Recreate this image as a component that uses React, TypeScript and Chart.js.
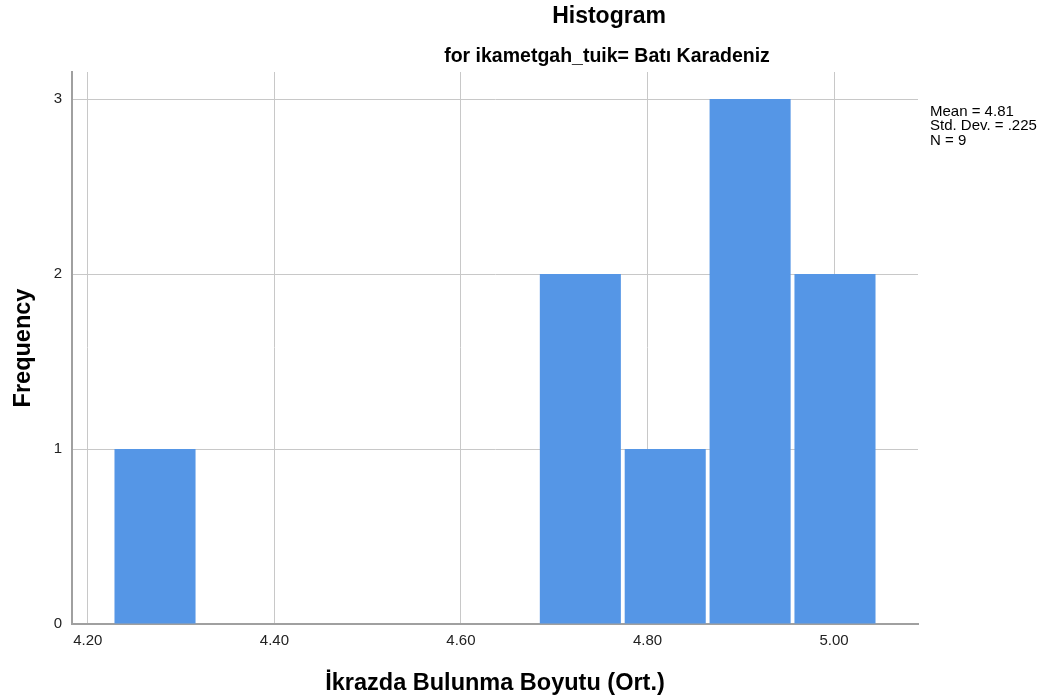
import React, { useEffect, useRef } from "react";
import { Chart, registerables } from "chart.js";

Chart.register(...registerables);

// Histogram bins (centers) and their counts
const binCenters = [4.272, 4.728, 4.819, 4.91, 5.001];
const frequencies = [1, 2, 1, 3, 2];
const xTicks = [4.2, 4.4, 4.6, 4.8, 5.0];
const yTicks = [0, 1, 2, 3];
const statsLines = ["Mean = 4.81", "Std. Dev. = .225", "N = 9"];
const titleText = "Histogram";
const subtitleText = "for ikametgah_tuik= Batı Karadeniz";
const xTitle = "İkrazda Bulunma Boyutu (Ort.)";
const yTitle = "Frequency";

const FONT = '"Liberation Sans", Arial, sans-serif';

const textPlugin = {
  id: "spssTexts",
  afterDraw(chart: any) {
    const ctx = chart.ctx;
    const a = chart.chartArea;
    ctx.save();
    ctx.fillStyle = "#000";
    ctx.textAlign = "center";
    ctx.textBaseline = "middle";
    ctx.font = `bold 23px ${FONT}`;
    ctx.fillText(titleText, 609, 17);
    ctx.font = `bold 19.5px ${FONT}`;
    ctx.fillText(subtitleText, 607, 57);
    ctx.textAlign = "left";
    ctx.textBaseline = "alphabetic";
    ctx.font = `15px ${FONT}`;
    statsLines.forEach((s, i) => ctx.fillText(s, a.right + 12, 116 + i * 14.3));
    ctx.restore();
  },
};

export default function App() {
  const ref = useRef<HTMLCanvasElement | null>(null);

  useEffect(() => {
    if (!ref.current) return;
    const gridColor = "#c8c8c8";
    const borderColor = "#a0a0a0";
    const chart = new Chart(ref.current, {
      type: "bar",
      data: {
        datasets: [
          {
            data: binCenters.map((c, i) => ({ x: c, y: frequencies[i] })),
            backgroundColor: "#5596e6",
            borderWidth: 0,
            barPercentage: 0.955,
            categoryPercentage: 1,
          },
        ],
      },
      options: {
        animation: false,
        responsive: true,
        maintainAspectRatio: false,
        layout: { padding: { top: 72, right: 136, bottom: 0, left: 0 } },
        plugins: {
          legend: { display: false },
          tooltip: { enabled: false },
          title: { display: false },
        },
        scales: {
          x: {
            type: "linear",
            offset: false,
            min: 4.183,
            max: 5.09,
            afterBuildTicks: (s: any) => {
              s.ticks = xTicks.map((v) => ({ value: v }));
            },
            afterFit: (s: any) => {
              s.height = 76;
            },
            ticks: {
              callback: (v: any) => Number(v).toFixed(2),
              font: { size: 15, family: FONT },
              color: "#222",
              padding: 8,
              autoSkip: false,
              maxRotation: 0,
            },
            grid: { color: gridColor, drawTicks: false, lineWidth: 1, offset: false },
            border: { color: borderColor, width: 2 },
            title: {
              display: true,
              text: xTitle,
              color: "#000",
              font: { size: 23.5, weight: "bold", family: FONT },
              padding: { top: 0, bottom: 2 },
            },
          },
          y: {
            type: "linear",
            min: 0,
            max: 3.155,
            afterBuildTicks: (s: any) => {
              s.ticks = yTicks.map((v) => ({ value: v }));
            },
            afterFit: (s: any) => {
              s.width = 72;
            },
            ticks: {
              callback: (v: any) => String(v),
              font: { size: 15, family: FONT },
              color: "#222",
              padding: 10,
            },
            grid: { color: gridColor, drawTicks: false, lineWidth: 1 },
            border: { color: borderColor, width: 2 },
            title: {
              display: true,
              text: yTitle,
              color: "#000",
              font: { size: 23.5, weight: "bold", family: FONT },
              padding: { top: 9, bottom: 0 },
            },
          },
        },
      },
      plugins: [textPlugin],
    });
    return () => chart.destroy();
  }, []);

  return (
    <div style={{ position: "fixed", left: 0, top: 0, width: 1054, height: 700, background: "#fff" }}>
      <canvas ref={ref} />
    </div>
  );
}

═══

● Task brief:
Are you able to set down all the lines above exactly, without any pictures?

● Completed exercise:
Recreate this image as a component that uses React, TypeScript and Chart.js.
import React, { useEffect, useRef } from "react";
import { Chart, registerables } from "chart.js";

Chart.register(...registerables);

// Histogram bins (centers) and their counts
const binCenters = [4.272, 4.728, 4.819, 4.91, 5.001];
const frequencies = [1, 2, 1, 3, 2];
const xTicks = [4.2, 4.4, 4.6, 4.8, 5.0];
const yTicks = [0, 1, 2, 3];
const statsLines = ["Mean = 4.81", "Std. Dev. = .225", "N = 9"];
const titleText = "Histogram";
const subtitleText = "for ikametgah_tuik= Batı Karadeniz";
const xTitle = "İkrazda Bulunma Boyutu (Ort.)";
const yTitle = "Frequency";

const FONT = '"Liberation Sans", Arial, sans-serif';

const textPlugin = {
  id: "spssTexts",
  afterDraw(chart: any) {
    const ctx = chart.ctx;
    const a = chart.chartArea;
    ctx.save();
    ctx.fillStyle = "#000";
    ctx.textAlign = "center";
    ctx.textBaseline = "middle";
    ctx.font = `bold 23px ${FONT}`;
    ctx.fillText(titleText, 609, 17);
    ctx.font = `bold 19.5px ${FONT}`;
    ctx.fillText(subtitleText, 607, 57);
    ctx.textAlign = "left";
    ctx.textBaseline = "alphabetic";
    ctx.font = `15px ${FONT}`;
    statsLines.forEach((s, i) => ctx.fillText(s, a.right + 12, 116 + i * 14.3));
    ctx.restore();
  },
};

export default function App() {
  const ref = useRef<HTMLCanvasElement | null>(null);

  useEffect(() => {
    if (!ref.current) return;
    const gridColor = "#c8c8c8";
    const borderColor = "#a0a0a0";
    const chart = new Chart(ref.current, {
      type: "bar",
      data: {
        datasets: [
          {
            data: binCenters.map((c, i) => ({ x: c, y: frequencies[i] })),
            backgroundColor: "#5596e6",
            borderWidth: 0,
            barPercentage: 0.955,
            categoryPercentage: 1,
          },
        ],
      },
      options: {
        animation: false,
        responsive: true,
        maintainAspectRatio: false,
        layout: { padding: { top: 72, right: 136, bottom: 0, left: 0 } },
        plugins: {
          legend: { display: false },
          tooltip: { enabled: false },
          title: { display: false },
        },
        scales: {
          x: {
            type: "linear",
            offset: false,
            min: 4.183,
            max: 5.09,
            afterBuildTicks: (s: any) => {
              s.ticks = xTicks.map((v) => ({ value: v }));
            },
            afterFit: (s: any) => {
              s.height = 76;
            },
            ticks: {
              callback: (v: any) => Number(v).toFixed(2),
              font: { size: 15, family: FONT },
              color: "#222",
              padding: 8,
              autoSkip: false,
              maxRotation: 0,
            },
            grid: { color: gridColor, drawTicks: false, lineWidth: 1, offset: false },
            border: { color: borderColor, width: 2 },
            title: {
              display: true,
              text: xTitle,
              color: "#000",
              font: { size: 23.5, weight: "bold", family: FONT },
              padding: { top: 0, bottom: 2 },
            },
          },
          y: {
            type: "linear",
            min: 0,
            max: 3.155,
            afterBuildTicks: (s: any) => {
              s.ticks = yTicks.map((v) => ({ value: v }));
            },
            afterFit: (s: any) => {
              s.width = 72;
            },
            ticks: {
              callback: (v: any) => String(v),
              font: { size: 15, family: FONT },
              color: "#222",
              padding: 10,
            },
            grid: { color: gridColor, drawTicks: false, lineWidth: 1 },
            border: { color: borderColor, width: 2 },
            title: {
              display: true,
              text: yTitle,
              color: "#000",
              font: { size: 23.5, weight: "bold", family: FONT },
              padding: { top: 9, bottom: 0 },
            },
          },
        },
      },
      plugins: [textPlugin],
    });
    return () => chart.destroy();
  }, []);

  return (
    <div style={{ position: "fixed", left: 0, top: 0, width: 1054, height: 700, background: "#fff" }}>
      <canvas ref={ref} />
    </div>
  );
}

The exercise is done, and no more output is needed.